Friday, August 12, 2011

Lark Rise to Candleford

Have you ever seen this series? It's a British production, and is, quite simply, wonderful.

I've written before about the many reasons I love these British productions, and this one has it in spades.

I get so tired of how, in the Hollywood movies, everyone looks the same. Perfect skin, blindingly white teeth, stick thin figures on the women, unnaturally sculpted bodies on the men. Not a crooked nose or jutting chin to be found. I admit, it has a certain appeal, but it's just so darned unreal. After a while, I truly can't tell the actors apart. When we recently saw Cowboys and Aliens, I was unsure whether or not the two lead female roles were being portrayed by the same person. Boring!

But these British actors, they have faces. While their teeth may be a bit crooked, and their skin not perfect, they have such depth of character, they become luminous. While it takes a while to get to know the various characters, once you do, they become so beautiful, each face reflecting the integrity and honor of the people they are portraying.

Lark Rise to Candleford takes place sometime around the turn of the last century and follows the residents of two villages, the very rural Lark Rise and the somewhat more cosmopolitan Candleford. Like any good series, you become involved with the lives of the people and the day to day life of the communities.

The acting is superb. If you give it a chance, I believe you'll become hooked. We certainly did.
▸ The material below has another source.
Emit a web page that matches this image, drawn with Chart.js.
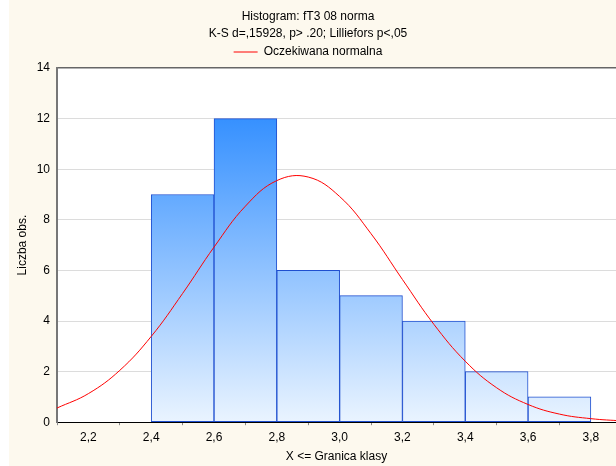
<!DOCTYPE html>
<html>
<head>
<meta charset="utf-8">
<script src="https://cdn.jsdelivr.net/npm/chart.js@4.4.1/dist/chart.umd.min.js"></script>
<style>
  html, body { margin:0; padding:0; background:#fff; }
  canvas { display:block; }
</style>
</head>
<body>
<canvas id="histo" width="616" height="466"></canvas>
<script>
// klasy histogramu (dolne granice) i liczebnosci
const binStarts = [2.4, 2.6, 2.8, 3.0, 3.2, 3.4, 3.6];
const binWidth = 0.2;
const counts = [9, 12, 6, 5, 4, 2, 1];
// krzywa "Oczekiwana normalna"
const curveX = [2.1, 2.2, 2.3, 2.4, 2.5, 2.6, 2.7, 2.8, 2.9, 3.0, 3.1, 3.2, 3.3, 3.4, 3.5, 3.6, 3.7, 3.8, 3.9];
const curveY = [0.56, 1.13, 2.05, 3.39, 5.09, 6.92, 8.54, 9.55, 9.69, 8.92, 7.45, 5.64, 3.87, 2.41, 1.36, 0.70, 0.32, 0.14, 0.05];
const xTicks = [2.2, 2.4, 2.6, 2.8, 3.0, 3.2, 3.4, 3.6, 3.8];
const yTicks = [0, 2, 4, 6, 8, 10, 12, 14];

const FONT = 'Liberation Sans, Arial, sans-serif';

const bgPlugin = {
  id: 'bg',
  beforeDraw(chart) {
    const { ctx, chartArea: a } = chart;
    ctx.save();
    ctx.fillStyle = '#fff';
    ctx.fillRect(0, 0, chart.width, chart.height);
    ctx.fillStyle = '#fdf9ee';
    ctx.fillRect(9, 0, chart.width - 9, chart.height);
    ctx.fillStyle = '#fff';
    ctx.fillRect(a.left, a.top, a.right - a.left, a.bottom - a.top);
    ctx.restore();
  }
};

function barGradient(context) {
  const { chart } = context;
  const a = chart.chartArea;
  if (!a) return '#5aa6ff';
  const g = chart.ctx.createLinearGradient(0, a.top, 0, a.bottom);
  g.addColorStop(0, '#1880ff');
  g.addColorStop(1, '#eaf4ff');
  return g;
}

new Chart(document.getElementById('histo'), {
  type: 'bar',
  data: {
    datasets: [
      {
        type: 'line',
        label: 'Oczekiwana normalna',
        data: curveX.map((x, i) => ({ x, y: curveY[i] })),
        borderColor: '#ff0000',
        backgroundColor: '#ff0000',
        borderWidth: 1,
        pointRadius: 0,
        pointStyle: 'line',
        tension: 0.4,
        fill: false,
        order: 0
      },
      {
        type: 'bar',
        label: 'fT3 08 norma',
        data: binStarts.map((s, i) => ({ x: s + binWidth / 2, y: counts[i] })),
        backgroundColor: barGradient,
        borderColor: '#1f4fcf',
        borderWidth: 1,
        borderSkipped: false,
        barPercentage: 1,
        categoryPercentage: 1,
        order: 1
      }
    ]
  },
  options: {
    responsive: false,
    devicePixelRatio: 1,
    animation: false,
    layout: { padding: { left: 0, right: 0, top: 0, bottom: 1 } },
    plugins: {
      title: {
        display: true,
        text: ['Histogram: fT3 08 norma', 'K-S d=,15928, p> .20; Lilliefors p<,05'],
        color: '#000',
        font: { family: FONT, size: 12, weight: 'normal', lineHeight: '17px' },
        padding: { top: 8, bottom: 0 }
      },
      legend: {
        display: true,
        labels: {
          filter: item => item.datasetIndex === 0,
          usePointStyle: true,
          pointStyleWidth: 24,
          color: '#000',
          font: { family: FONT, size: 12 },
          padding: 4
        }
      },
      tooltip: { enabled: false }
    },
    scales: {
      x: {
        type: 'linear',
        min: 2.1,
        max: 3.88,
        offset: false,
        afterBuildTicks: s => { s.ticks = xTicks.map(v => ({ value: v })); },
        ticks: {
          callback: v => v.toFixed(1).replace('.', ','),
          color: '#000',
          font: { family: FONT, size: 12 },
          padding: 5,
          maxRotation: 0,
          autoSkip: false
        },
        grid: { display: true, drawOnChartArea: false, drawTicks: true, tickLength: 3, color: '#888' },
        border: { display: true, color: '#000', width: 1 },
        title: {
          display: true,
          text: 'X <= Granica klasy',
          color: '#000',
          font: { family: FONT, size: 12 },
          padding: { top: 0, bottom: 1 }
        }
      },
      y: {
        min: 0,
        max: 14,
        afterBuildTicks: s => { s.ticks = yTicks.map(v => ({ value: v })); },
        afterFit: s => { s.width = 57; },
        ticks: {
          color: '#000',
          font: { family: FONT, size: 12 },
          padding: 7
        },
        grid: {
          drawTicks: false,
          color: c => (c.tick && c.tick.value === 14 ? '#666' : '#dcdcdc'),
          lineWidth: c => (c.tick && c.tick.value === 14 ? 1.5 : 1)
        },
        border: { display: true, color: '#777', width: 2 },
        title: {
          display: true,
          text: 'Liczba obs.',
          color: '#000',
          font: { family: FONT, size: 12 },
          padding: { top: 15, bottom: 0 }
        }
      }
    }
  },
  plugins: [bgPlugin]
});
</script>
</body>
</html>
Tomorrow is a local Art and Wine Festival. This year, they've brought in circus performers who will be circulating among the guests. We've decided we'll take the cameras and see if we can't get in a bit of photography. If any of it comes out, I'll be posting some pictures.

That's it for today!


Paula said...

It is indeed a wonderful series. I've been hooked since the first series--and was terribly disappointed when it was announced there would be no fifth season. (However, it's great to see Brendan Coyle (Robert Timmins) in Downton Abbey.

It's based on the memoirs of Flora Thompson--also a great read.

Still trekking around Turkey. Istanbul now.

Jerry and Suzy said...

Never heard of Lark Rise or Candleford, but then we pretty much ignore movies, except the 300 or so DVDs we carry with us. Are we missing something good? Very likely. Are we missing some utter trash? Very likely. Do we mind? Only a little!

Russ Krecklow said...

Have fun with the camera! Looking forward to new pics.

Donna K said...

You sure seem to find the most interesting things on TV. Maybe I should turn it on more often!! Have fun today and hope you get lots of colorful and fun-filled pictures.

photowannabe said...

Sounds like fun. Looking forward to seeing your pictures.

Jonna said...

I've tried to watch several of those British shows, basically they are soaps (that's heresy.) My problem is that I can only understand a few of the actors and I can't follow the plot very well, thus I get bored. I can follow the MX soaps with the same problem because they are more demonstrative, you can tell what's happening by the actions. Those reserved Brits though, you have to understand the low pitched comments. Some of the accents are just indecipherable to me. We get Canadian sat TV so we have lots of these type of shows to choose from... sadly.

Me and My Dog said...

Interesting sounding series - I'll check and see if I can find it anywhere.
Have fun at the Art and Wine Festival!

Angie said...

You are the second friend who has recommend this series so I am going to have to get it from the library. Too bad it isn't in the Netflix downloadable library. Have you ever watched the mini-series "Wives & Daughters"? If you like period pieces and/or writing similar to Jane Austin then you would like this series.

Anonymous said...

The actress who plays the improvident mother whose sailor husband is never home to keep her out of trouble/jail is Dawn French, aka The Vicar of Dibley, another extraordinary and hilarious Brit com. Both series are wonderful.

Jonna, I have the same problem with the English accents, so I just turn on the captioning feature, et voila!